China will begin to implement the 2001 Stockholm Convention on Persistent Organic Pollutants (POPs), Thursday.
This marks the start of hard effort to rid the country of highly dangerous pesticides and other hazardous chemicals.
"China will take every necessary measure to fully implement the convention, as it is beneficial not only to the sustainable development of China but also to that of the world," said Wang Jirong, vice minister of the State Environmental Protection Administration (SEPA).
However, he acknowledged that it is extremely hard work, as the country is fighting severe and longstanding environmental problems such as water pollution, acid rain and urban air pollution nationwide. China also currently lacks technology, sufficient funds and even laws to effectively tackle POPs.
Of all the pollutants released into the environment every year by human activity, POPs are among the most dangerous. They are highly toxic, with an array of adverse effects including cancer, allergies and hypersensitivity, damage to the central and peripheral nervous systems, reproductive disorders, disruption of the immune system and birth defects. Death and disease in animals can also be caused by them.
According to the United Nations Environment Program, every human in the world carries traces of POPs in his or her body. POPs are highly stable compounds that can last for years or decades before breaking down. They circulate globally through a process known as the "grasshopper effect."
To deal with the global problem, a convention on POPs was passed at a meeting in Stockholm, Sweden, in May 2001, and has been signed by 151 countries and ratified by 83 countries including China.
The treaty requires that all parties to take necessary steps to ban the production and use of some of the most toxic chemicals.
The 12 initial POPs to be targeted are: aldrin, chlordane, DDT, dieldrin, endrin, heptachlor, mirex, toxaphene, polychlorinated biphenols (PCBs), hexachlorobenzene (HCB), dioxins and furans.
Fortunately, there are alternatives to most POPs. The problem has been that high costs, a lack of public awareness and the absence of appropriate infrastructure and technology have often prevented their adoption.
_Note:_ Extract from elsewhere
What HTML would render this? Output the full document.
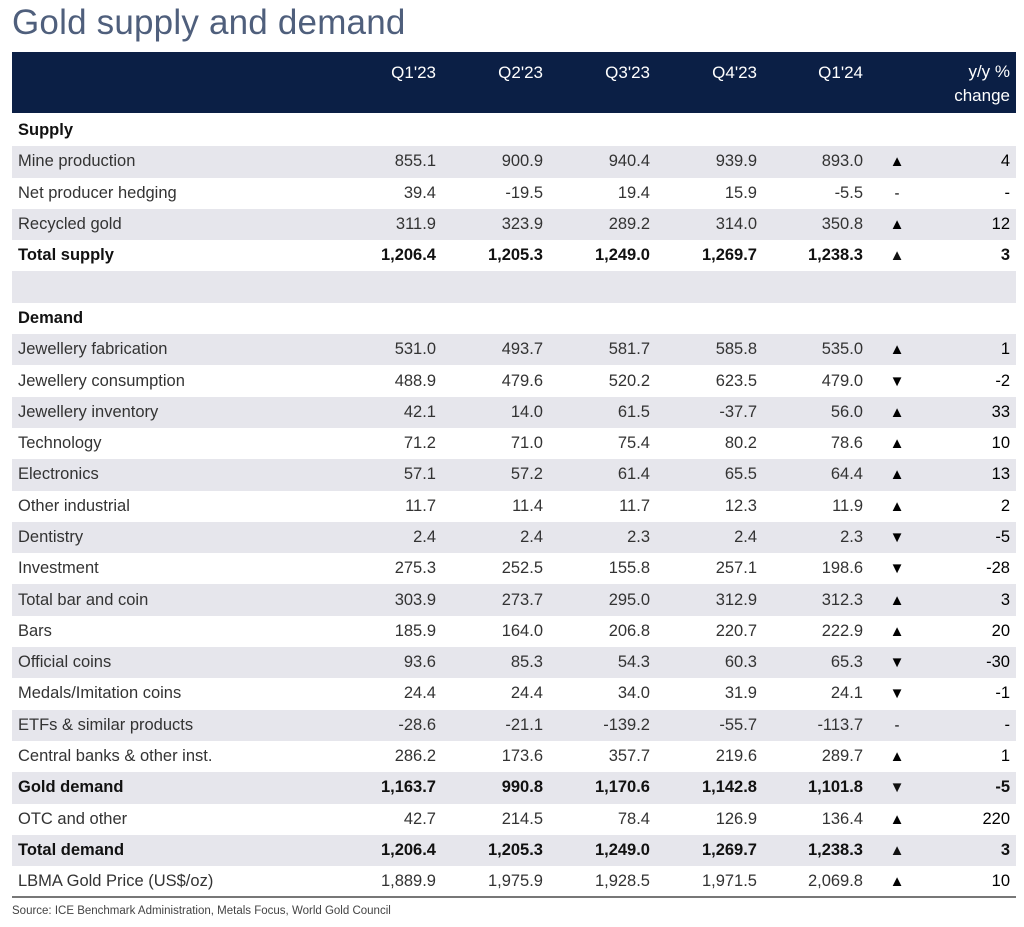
<!DOCTYPE html>
<html><head><meta charset="utf-8"><style>
body{margin:0;width:1024px;height:927px;background:#fff;font-family:"Liberation Sans",sans-serif;position:relative;overflow:hidden}
.title{position:absolute;left:12px;top:3px;font-size:35px;color:#4f5f7c;letter-spacing:0.2px}
.hdr{position:absolute;left:12px;top:52px;width:1004px;height:61px;background:#0b1f45;color:#fff;font-size:17px}
.hdr span{position:absolute;top:11px;text-align:right}
table{position:absolute;left:12px;top:115px;width:1004px;border-collapse:collapse;font-size:16.5px;color:#333;table-layout:fixed}
td{height:31.3px;padding:0;white-space:nowrap}
tr:nth-child(even) td{background:#e6e6ec}
td.l{padding-left:6px}
td.n{text-align:right;padding-right:6px}
td.a{text-align:center;font-size:15px;color:#000}
td.y{text-align:right;padding-right:6px;color:#000}
tr.b td{font-weight:bold;color:#111}
.line{position:absolute;left:12px;top:896px;width:1004px;height:2px;background:#777}
.src{position:absolute;left:12px;top:905px;font-size:11.5px;color:#444}
</style></head><body>
<div class="title">Gold supply and demand</div>
<div class="hdr">
<span style="right:580px">Q1'23</span>
<span style="right:473px">Q2'23</span>
<span style="right:366px">Q3'23</span>
<span style="right:259px">Q4'23</span>
<span style="right:153px">Q1'24</span>
<span style="right:6px;line-height:24px;top:8px">y/y %<br>change</span>
</div>
<table>
<colgroup><col style="width:340px"><col style="width:90px"><col style="width:107px"><col style="width:107px"><col style="width:107px"><col style="width:106px"><col style="width:56px"><col></colgroup>
<tr class="b"><td class="l">Supply</td><td class="n"></td><td class="n"></td><td class="n"></td><td class="n"></td><td class="n"></td><td class="a"></td><td class="y"></td></tr>
<tr><td class="l">Mine production</td><td class="n">855.1</td><td class="n">900.9</td><td class="n">940.4</td><td class="n">939.9</td><td class="n">893.0</td><td class="a">▲</td><td class="y">4</td></tr>
<tr><td class="l">Net producer hedging</td><td class="n">39.4</td><td class="n">-19.5</td><td class="n">19.4</td><td class="n">15.9</td><td class="n">-5.5</td><td class="a">-</td><td class="y">-</td></tr>
<tr><td class="l">Recycled gold</td><td class="n">311.9</td><td class="n">323.9</td><td class="n">289.2</td><td class="n">314.0</td><td class="n">350.8</td><td class="a">▲</td><td class="y">12</td></tr>
<tr class="b"><td class="l">Total supply</td><td class="n">1,206.4</td><td class="n">1,205.3</td><td class="n">1,249.0</td><td class="n">1,269.7</td><td class="n">1,238.3</td><td class="a">▲</td><td class="y">3</td></tr>
<tr><td class="l"></td><td class="n"></td><td class="n"></td><td class="n"></td><td class="n"></td><td class="n"></td><td class="a"></td><td class="y"></td></tr>
<tr class="b"><td class="l">Demand</td><td class="n"></td><td class="n"></td><td class="n"></td><td class="n"></td><td class="n"></td><td class="a"></td><td class="y"></td></tr>
<tr><td class="l">Jewellery fabrication</td><td class="n">531.0</td><td class="n">493.7</td><td class="n">581.7</td><td class="n">585.8</td><td class="n">535.0</td><td class="a">▲</td><td class="y">1</td></tr>
<tr><td class="l">Jewellery consumption</td><td class="n">488.9</td><td class="n">479.6</td><td class="n">520.2</td><td class="n">623.5</td><td class="n">479.0</td><td class="a">▼</td><td class="y">-2</td></tr>
<tr><td class="l">Jewellery inventory</td><td class="n">42.1</td><td class="n">14.0</td><td class="n">61.5</td><td class="n">-37.7</td><td class="n">56.0</td><td class="a">▲</td><td class="y">33</td></tr>
<tr><td class="l">Technology</td><td class="n">71.2</td><td class="n">71.0</td><td class="n">75.4</td><td class="n">80.2</td><td class="n">78.6</td><td class="a">▲</td><td class="y">10</td></tr>
<tr><td class="l">Electronics</td><td class="n">57.1</td><td class="n">57.2</td><td class="n">61.4</td><td class="n">65.5</td><td class="n">64.4</td><td class="a">▲</td><td class="y">13</td></tr>
<tr><td class="l">Other industrial</td><td class="n">11.7</td><td class="n">11.4</td><td class="n">11.7</td><td class="n">12.3</td><td class="n">11.9</td><td class="a">▲</td><td class="y">2</td></tr>
<tr><td class="l">Dentistry</td><td class="n">2.4</td><td class="n">2.4</td><td class="n">2.3</td><td class="n">2.4</td><td class="n">2.3</td><td class="a">▼</td><td class="y">-5</td></tr>
<tr><td class="l">Investment</td><td class="n">275.3</td><td class="n">252.5</td><td class="n">155.8</td><td class="n">257.1</td><td class="n">198.6</td><td class="a">▼</td><td class="y">-28</td></tr>
<tr><td class="l">Total bar and coin</td><td class="n">303.9</td><td class="n">273.7</td><td class="n">295.0</td><td class="n">312.9</td><td class="n">312.3</td><td class="a">▲</td><td class="y">3</td></tr>
<tr><td class="l">Bars</td><td class="n">185.9</td><td class="n">164.0</td><td class="n">206.8</td><td class="n">220.7</td><td class="n">222.9</td><td class="a">▲</td><td class="y">20</td></tr>
<tr><td class="l">Official coins</td><td class="n">93.6</td><td class="n">85.3</td><td class="n">54.3</td><td class="n">60.3</td><td class="n">65.3</td><td class="a">▼</td><td class="y">-30</td></tr>
<tr><td class="l">Medals/Imitation coins</td><td class="n">24.4</td><td class="n">24.4</td><td class="n">34.0</td><td class="n">31.9</td><td class="n">24.1</td><td class="a">▼</td><td class="y">-1</td></tr>
<tr><td class="l">ETFs &amp; similar products</td><td class="n">-28.6</td><td class="n">-21.1</td><td class="n">-139.2</td><td class="n">-55.7</td><td class="n">-113.7</td><td class="a">-</td><td class="y">-</td></tr>
<tr><td class="l">Central banks &amp; other inst.</td><td class="n">286.2</td><td class="n">173.6</td><td class="n">357.7</td><td class="n">219.6</td><td class="n">289.7</td><td class="a">▲</td><td class="y">1</td></tr>
<tr class="b"><td class="l">Gold demand</td><td class="n">1,163.7</td><td class="n">990.8</td><td class="n">1,170.6</td><td class="n">1,142.8</td><td class="n">1,101.8</td><td class="a">▼</td><td class="y">-5</td></tr>
<tr><td class="l">OTC and other</td><td class="n">42.7</td><td class="n">214.5</td><td class="n">78.4</td><td class="n">126.9</td><td class="n">136.4</td><td class="a">▲</td><td class="y">220</td></tr>
<tr class="b"><td class="l">Total demand</td><td class="n">1,206.4</td><td class="n">1,205.3</td><td class="n">1,249.0</td><td class="n">1,269.7</td><td class="n">1,238.3</td><td class="a">▲</td><td class="y">3</td></tr>
<tr><td class="l">LBMA Gold Price (US$/oz)</td><td class="n">1,889.9</td><td class="n">1,975.9</td><td class="n">1,928.5</td><td class="n">1,971.5</td><td class="n">2,069.8</td><td class="a">▲</td><td class="y">10</td></tr>
</table>
<div class="line"></div>
<div class="src">Source: ICE Benchmark Administration, Metals Focus, World Gold Council</div>
</body></html>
This is especially true in China.
Of all the nine pesticides in the initial list, four are still produced and used in China: DDT, HCB, chlordane and mirex.
A large amount of discarded PCBs, which are mainly used in electric appliances and the production of paints, has not been disposed of effectively and leaking has been reported in some storage sites.
Meanwhile, pollution from dioxins and furans generated in processes such as papermaking, metal production and waste incineration is also significant, as the country's economy grows at a high speed.
"China can produce some alternatives to POPs, but farmers and businesses are reluctant to use them because the prices are too high," said Zhang Qingfeng, an official of SEPA.
It is also very difficult to make a list of or locate the sources of POPs, he said, estimating that it could cost at least 400 million US dollars to get a clear picture of the situation across the country.
Another major challenge is the lack of public awareness, because most people in the country have little knowledge of what POPs are, he said.
"Despite the challenges, China will firmly go ahead with the adoption of the Stockholm convention," Wang said, adding that a number of institutions for the purpose had been set up, including the Steering Group for Compilation of China National Implementation Plan that consists of SEPA and 10 other government departments.
He called for more international support in terms of funds and technologies to help the largest developing country in the world fulfill the obligations designated in the convention.